It is the middle of tax season yet again. If you recently had a personal injury claim that ended in a settlement, then you’re probably wondering if the Internal Revenue Service (IRS) has any claim over your winnings. Are personal injury settlements taxable? No, not in most situations.
For the most part, personal injury settlements and awards are not taxed at the state and federal levels. The reason that they are not taxed is that you did not earn that money as a form of income and for your labor. Instead, you earned it by filing a claim against someone who hurt you, which can hardly be argued as a form of work. In the IRS’s words, assets can be taxed, not liabilities, and personal injury settlements are a liability because they are mostly repaying the money you have already lost.
Is Money From A Personal Injury Settlement Taxable?
Unfortunately, every tax rule has its exceptions, so there are some rare cases in which a personal injury settlement can be taxed by the IRS.
Four of the most common situations in which the IRS taxes a personal injury settlement are:
- Punitive damages: Courts will sometimes allow a personal injury plaintiff to receive punitive damages from the defendant. Punitive damages are used to further punish the defendant for egregious or criminal wrongdoing, not to pay an incurred damage. Because punitive damages are not tied to a loss, the IRS almost always counts them as taxable income.

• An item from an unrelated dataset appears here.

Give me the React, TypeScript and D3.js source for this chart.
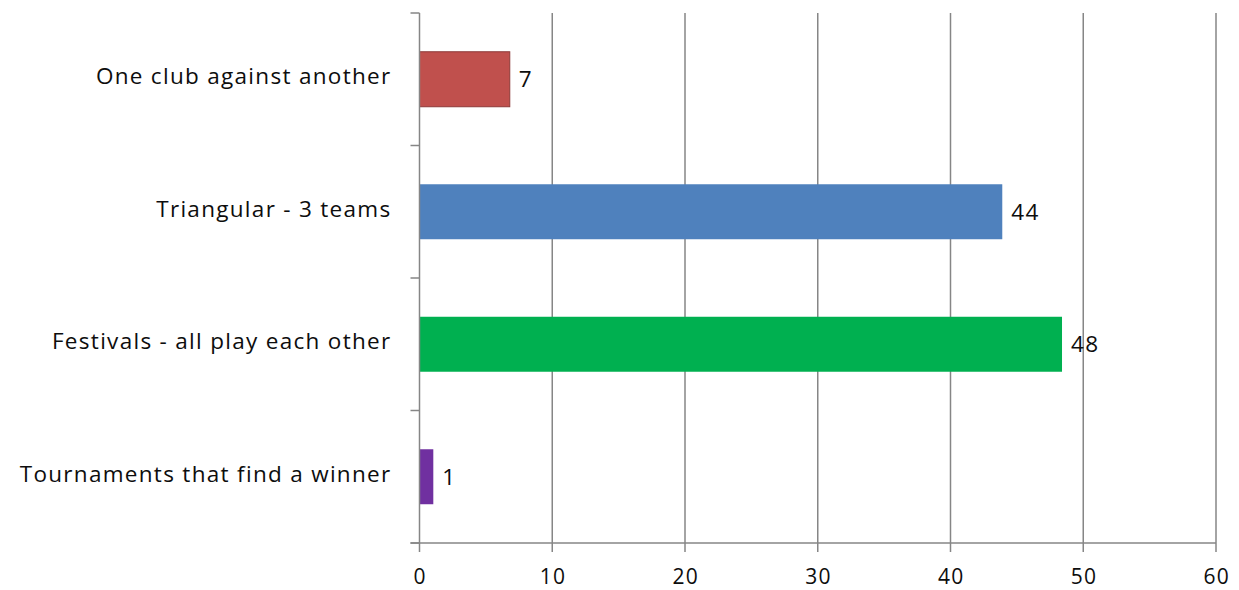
import React, { useEffect, useRef } from 'react';
import * as d3 from 'd3';

const categories = [
  'One club against another',
  'Triangular - 3 teams',
  'Festivals - all play each other',
  'Tournaments that find a winner',
];
const values = [6.8, 43.9, 48.4, 1.04];
const barColors = ['#C0504D', '#4F81BD', '#00B050', '#7030A0'];
const barStrokes = ['#8C3A38', 'none', 'none', 'none'];
const xTicks = [0, 10, 20, 30, 40, 50, 60];

const width = 1239;
const height = 590;

const App: React.FC = () => {
  const svgRef = useRef<SVGSVGElement | null>(null);

  useEffect(() => {
    document.body.style.margin = '0';
    if (!svgRef.current) return;
    const svg = d3.select(svgRef.current);
    svg.selectAll('*').remove();

    const margin = { top: 13, right: 23, bottom: 47, left: 419.5 };
    const innerW = width - margin.left - margin.right;
    const innerH = height - margin.top - margin.bottom;
    const font = '"Open Sans", Lato, sans-serif';
    const fontSize = 22.5;
    const spacing = '1.3px';
    const grey = '#868686';
    const textColor = '#0d0d0d';

    const g = svg.append('g').attr('transform', `translate(${margin.left},${margin.top})`);

    const x = d3.scaleLinear().domain([0, 60]).range([0, innerW]);
    const y = d3.scaleBand().domain(categories).range([0, innerH]).paddingInner(0.585).paddingOuter(0.2925);

    // gridlines
    g.selectAll('.grid')
      .data(xTicks.slice(1))
      .enter()
      .append('line')
      .attr('x1', d => x(d))
      .attr('x2', d => x(d))
      .attr('y1', 0)
      .attr('y2', innerH)
      .attr('stroke', grey)
      .attr('stroke-width', 1.5);

    // bars
    g.selectAll('.bar')
      .data(values)
      .enter()
      .append('rect')
      .attr('x', 0)
      .attr('y', (d, i) => y(categories[i]) || 0)
      .attr('width', d => x(d))
      .attr('height', y.bandwidth())
      .attr('fill', (d, i) => barColors[i])
      .attr('stroke', (d, i) => barStrokes[i])
      .attr('stroke-width', 1);

    // value labels
    g.selectAll('.val')
      .data(values)
      .enter()
      .append('text')
      .attr('x', d => x(d) + 9)
      .attr('y', (d, i) => (y(categories[i]) || 0) + y.bandwidth() / 2)
      .attr('dy', '0.36em')
      .attr('font-family', font)
      .attr('font-size', fontSize)
      .attr('letter-spacing', spacing)
      .attr('fill', textColor)
      .text(d => d3.format('.0f')(d));

    // y axis
    const step = y.step();
    const boundaries = d3.range(categories.length + 1).map(i => i * step);
    g.append('line')
      .attr('x1', 0).attr('x2', 0)
      .attr('y1', 0).attr('y2', innerH)
      .attr('stroke', grey).attr('stroke-width', 1.5);
    g.selectAll('.ytick')
      .data(boundaries)
      .enter()
      .append('line')
      .attr('x1', -9).attr('x2', 0)
      .attr('y1', d => d).attr('y2', d => d)
      .attr('stroke', grey).attr('stroke-width', 1.5);

    g.selectAll('.ylab')
      .data(categories)
      .enter()
      .append('text')
      .attr('x', -28)
      .attr('y', d => (y(d) || 0) + y.bandwidth() / 2 - 3)
      .attr('dy', '0.36em')
      .attr('text-anchor', 'end')
      .attr('font-family', font)
      .attr('font-size', fontSize)
      .attr('letter-spacing', spacing)
      .attr('fill', textColor)
      .text(d => d);

    // x axis
    g.append('line')
      .attr('x1', -9).attr('x2', innerW)
      .attr('y1', innerH).attr('y2', innerH)
      .attr('stroke', grey).attr('stroke-width', 1.5);
    g.selectAll('.xtick')
      .data(xTicks)
      .enter()
      .append('line')
      .attr('x1', d => x(d)).attr('x2', d => x(d))
      .attr('y1', innerH).attr('y2', innerH + 9)
      .attr('stroke', grey).attr('stroke-width', 1.5);
    g.selectAll('.xlab')
      .data(xTicks)
      .enter()
      .append('text')
      .attr('x', d => x(d) + 0.7)
      .attr('y', innerH + 33)
      .attr('dy', '0.36em')
      .attr('text-anchor', 'middle')
      .attr('font-family', font)
      .attr('font-size', 21)
      .attr('letter-spacing', spacing)
      .attr('fill', textColor)
      .text(d => String(d));
  }, []);

  return <svg ref={svgRef} width={width} height={height} style={{ display: 'block', background: '#fff' }} />;
};

export default App;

- Lost wages: Another form of taxable income related to a personal injury settlement is any award you get related to the wages that you lost due to your injury. For example, if you missed a year of work because you were injured and then got a year’s worth of wages in your settlement, then that portion of the settlement can be taxed. It is actually a bit difficult to argue with the IRS on this one because lost wage damages are directly related to your regular income.
- Interest earned: In some settlement agreements, the claimant agrees to be paid their owed compensation across several years, which gives the defendant more time to get their finances in order. The caveat is often that the claimant is owed interest on the amount unpaid as time goes on, almost as if the settlement award was a loan. Any interest you earn on your settlement award can be taxed by the IRS, but the original settlement amount owed to you will not be taxed still. For example, if you get $200,000 in a settlement and earn another $10,000 in interest across the year, then the IRS would tax that $10,000 but not the $200,000.

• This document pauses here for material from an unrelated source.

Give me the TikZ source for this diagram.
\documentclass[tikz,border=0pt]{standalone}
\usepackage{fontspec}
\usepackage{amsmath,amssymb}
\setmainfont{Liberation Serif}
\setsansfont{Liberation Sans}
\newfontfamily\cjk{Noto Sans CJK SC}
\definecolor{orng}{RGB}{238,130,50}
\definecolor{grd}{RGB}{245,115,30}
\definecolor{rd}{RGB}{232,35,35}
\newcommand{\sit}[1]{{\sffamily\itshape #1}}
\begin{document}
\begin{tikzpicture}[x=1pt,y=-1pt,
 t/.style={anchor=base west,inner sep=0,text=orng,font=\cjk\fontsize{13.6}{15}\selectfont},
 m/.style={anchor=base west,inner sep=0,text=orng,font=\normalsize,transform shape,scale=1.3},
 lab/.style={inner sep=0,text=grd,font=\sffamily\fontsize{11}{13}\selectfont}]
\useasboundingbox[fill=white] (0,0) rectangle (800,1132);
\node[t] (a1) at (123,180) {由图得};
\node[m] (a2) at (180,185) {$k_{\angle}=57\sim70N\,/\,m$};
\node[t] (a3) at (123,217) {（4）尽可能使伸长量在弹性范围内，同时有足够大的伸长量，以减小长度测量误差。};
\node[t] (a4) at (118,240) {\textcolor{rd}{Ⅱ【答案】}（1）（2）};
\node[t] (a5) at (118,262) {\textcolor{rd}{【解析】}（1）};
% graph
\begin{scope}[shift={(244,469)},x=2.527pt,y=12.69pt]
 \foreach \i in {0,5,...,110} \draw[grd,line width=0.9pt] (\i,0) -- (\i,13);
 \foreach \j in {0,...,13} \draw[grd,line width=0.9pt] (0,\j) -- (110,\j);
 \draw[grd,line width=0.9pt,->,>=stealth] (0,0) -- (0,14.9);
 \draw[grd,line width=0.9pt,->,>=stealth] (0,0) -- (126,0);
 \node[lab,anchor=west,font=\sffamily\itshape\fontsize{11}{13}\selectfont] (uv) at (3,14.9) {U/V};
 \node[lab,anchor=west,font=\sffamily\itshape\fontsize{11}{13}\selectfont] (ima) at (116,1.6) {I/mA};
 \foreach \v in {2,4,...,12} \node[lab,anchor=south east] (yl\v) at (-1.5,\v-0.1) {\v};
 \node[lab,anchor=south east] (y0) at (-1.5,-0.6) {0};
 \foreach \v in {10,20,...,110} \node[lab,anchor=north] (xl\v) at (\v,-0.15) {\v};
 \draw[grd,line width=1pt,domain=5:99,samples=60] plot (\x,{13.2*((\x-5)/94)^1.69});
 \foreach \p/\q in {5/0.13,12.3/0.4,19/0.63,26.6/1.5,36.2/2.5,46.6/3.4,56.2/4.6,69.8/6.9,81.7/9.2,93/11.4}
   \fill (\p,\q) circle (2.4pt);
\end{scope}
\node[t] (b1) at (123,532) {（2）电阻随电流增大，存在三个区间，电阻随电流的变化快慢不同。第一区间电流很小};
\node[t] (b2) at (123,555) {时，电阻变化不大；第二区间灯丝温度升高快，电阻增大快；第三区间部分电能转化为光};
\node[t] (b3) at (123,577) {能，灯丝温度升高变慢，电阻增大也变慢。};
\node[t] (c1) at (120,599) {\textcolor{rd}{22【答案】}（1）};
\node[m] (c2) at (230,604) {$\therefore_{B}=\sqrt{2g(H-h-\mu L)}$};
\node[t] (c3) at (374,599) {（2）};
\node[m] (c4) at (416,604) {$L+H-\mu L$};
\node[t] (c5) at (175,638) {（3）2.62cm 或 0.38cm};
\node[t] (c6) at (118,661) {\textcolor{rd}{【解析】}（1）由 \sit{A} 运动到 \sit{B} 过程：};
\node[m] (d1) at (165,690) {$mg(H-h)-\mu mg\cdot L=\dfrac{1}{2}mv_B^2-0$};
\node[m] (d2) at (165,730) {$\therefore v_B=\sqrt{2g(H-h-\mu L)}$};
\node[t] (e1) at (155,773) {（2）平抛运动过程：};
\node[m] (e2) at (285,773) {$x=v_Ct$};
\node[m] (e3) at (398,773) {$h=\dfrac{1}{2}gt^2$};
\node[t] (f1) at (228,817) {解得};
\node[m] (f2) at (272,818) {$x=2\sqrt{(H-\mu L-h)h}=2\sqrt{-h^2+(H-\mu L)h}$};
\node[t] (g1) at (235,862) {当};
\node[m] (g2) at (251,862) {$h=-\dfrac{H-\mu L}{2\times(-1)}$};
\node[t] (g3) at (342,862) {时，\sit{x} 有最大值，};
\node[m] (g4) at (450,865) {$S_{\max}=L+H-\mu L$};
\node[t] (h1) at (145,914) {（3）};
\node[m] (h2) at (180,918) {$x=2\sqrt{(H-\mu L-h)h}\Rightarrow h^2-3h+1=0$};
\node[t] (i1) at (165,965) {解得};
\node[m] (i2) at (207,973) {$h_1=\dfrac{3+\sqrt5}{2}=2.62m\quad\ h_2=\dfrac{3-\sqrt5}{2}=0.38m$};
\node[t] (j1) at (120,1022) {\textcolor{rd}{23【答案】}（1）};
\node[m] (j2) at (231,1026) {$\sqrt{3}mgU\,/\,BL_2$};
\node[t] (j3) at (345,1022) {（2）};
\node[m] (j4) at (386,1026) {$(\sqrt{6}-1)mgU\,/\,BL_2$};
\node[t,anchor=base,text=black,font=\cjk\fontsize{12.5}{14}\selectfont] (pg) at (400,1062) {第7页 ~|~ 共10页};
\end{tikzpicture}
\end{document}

- Unique non-economic damages: The IRS can also tax certain forms of non-economic damages that are not related to an injury. For example, if you get compensation for your emotional distress that you suffered due to the entire legal process surrounding your case, but not related to the physical injury that started the case, then the IRS can tax that portion of your settlement.
What Are Types of Non-Taxable Settlements?

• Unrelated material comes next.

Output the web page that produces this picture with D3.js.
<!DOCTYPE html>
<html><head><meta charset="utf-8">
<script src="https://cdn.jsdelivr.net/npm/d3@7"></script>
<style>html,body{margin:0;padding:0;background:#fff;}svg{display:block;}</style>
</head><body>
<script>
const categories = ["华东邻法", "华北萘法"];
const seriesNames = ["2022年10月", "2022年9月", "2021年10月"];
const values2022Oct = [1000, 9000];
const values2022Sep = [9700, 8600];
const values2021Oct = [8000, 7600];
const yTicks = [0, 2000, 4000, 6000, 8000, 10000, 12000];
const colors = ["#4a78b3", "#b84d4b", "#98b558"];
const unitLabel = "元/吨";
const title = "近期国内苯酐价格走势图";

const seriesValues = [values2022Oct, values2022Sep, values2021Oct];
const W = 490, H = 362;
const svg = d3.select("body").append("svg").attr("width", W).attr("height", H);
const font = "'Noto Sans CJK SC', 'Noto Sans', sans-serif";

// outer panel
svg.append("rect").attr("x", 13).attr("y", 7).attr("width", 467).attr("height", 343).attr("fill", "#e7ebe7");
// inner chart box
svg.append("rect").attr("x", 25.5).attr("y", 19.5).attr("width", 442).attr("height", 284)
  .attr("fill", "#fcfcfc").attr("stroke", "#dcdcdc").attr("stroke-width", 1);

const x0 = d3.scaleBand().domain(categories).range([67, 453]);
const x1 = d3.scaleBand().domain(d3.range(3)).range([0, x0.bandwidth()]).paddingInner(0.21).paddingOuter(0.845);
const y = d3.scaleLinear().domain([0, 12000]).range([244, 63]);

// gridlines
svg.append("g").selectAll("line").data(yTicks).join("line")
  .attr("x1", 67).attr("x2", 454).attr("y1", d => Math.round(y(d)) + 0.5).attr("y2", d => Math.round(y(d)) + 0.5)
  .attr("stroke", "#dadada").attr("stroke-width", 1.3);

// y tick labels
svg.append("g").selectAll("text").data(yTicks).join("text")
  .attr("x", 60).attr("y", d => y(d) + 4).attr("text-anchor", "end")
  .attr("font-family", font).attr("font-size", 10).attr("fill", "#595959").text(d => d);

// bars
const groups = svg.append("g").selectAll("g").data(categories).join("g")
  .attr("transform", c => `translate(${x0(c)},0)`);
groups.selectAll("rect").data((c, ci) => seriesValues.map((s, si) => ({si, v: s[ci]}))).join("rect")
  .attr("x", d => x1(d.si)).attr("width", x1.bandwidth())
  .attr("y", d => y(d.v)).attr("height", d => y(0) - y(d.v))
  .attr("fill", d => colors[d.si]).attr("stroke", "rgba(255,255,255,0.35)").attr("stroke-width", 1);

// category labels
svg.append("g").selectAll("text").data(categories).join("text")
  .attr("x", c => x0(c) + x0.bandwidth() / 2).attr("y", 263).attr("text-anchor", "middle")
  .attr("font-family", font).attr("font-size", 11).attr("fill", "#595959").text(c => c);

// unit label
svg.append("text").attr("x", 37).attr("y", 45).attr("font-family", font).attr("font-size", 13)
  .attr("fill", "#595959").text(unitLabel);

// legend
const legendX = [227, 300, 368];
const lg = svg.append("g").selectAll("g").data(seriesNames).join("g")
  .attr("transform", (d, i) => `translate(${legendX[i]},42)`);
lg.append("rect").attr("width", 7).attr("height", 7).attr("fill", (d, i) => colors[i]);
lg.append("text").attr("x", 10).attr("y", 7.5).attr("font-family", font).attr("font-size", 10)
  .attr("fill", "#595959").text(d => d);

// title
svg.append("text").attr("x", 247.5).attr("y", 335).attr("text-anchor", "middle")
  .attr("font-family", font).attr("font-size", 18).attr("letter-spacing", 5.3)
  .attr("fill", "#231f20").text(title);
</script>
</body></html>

The personal injury umbrella includes many types of cases that are generally not taxable. Below is a sampling of these cases:
- Attacks and bites by dogs
- Accidents involving motor vehicles and property damage, not injuries
- Litigations resulting from physical illness or sickness
- Injuries resulting from property or building neglect. (For example, a slipping accident caused by an icy walkway.)
- Construction and workplace injuries
- A car that has a dangerous defect is a product liability
- A medication that causes serious harm due to a side effect
- Deaths caused by negligence
Are Wrongful Death Claims Taxable?
Family members can file wrongful death lawsuits on behalf of their deceased loved ones when a wrongful act, neglect, or defect led to the death. Depending on the circumstances, the court may compensate families for financial loss, pain and suffering endured before death, medical costs, funeral expenses, and loss of future inheritance.
Compensation damages are not taxable to the surviving family members, however punitive damages are usually taxable.
Reducing What the IRS Can Tax
A skilled personal injury attorney might be able to negotiate a settlement payment plan that reduces the total amount of money taxable by the IRS. Splitting payments or rearranging the amounts given for certain reasons can reduce the tax impact on your settlement. This is yet another reason why it is so important to develop your case with an experienced lawyer from the beginning.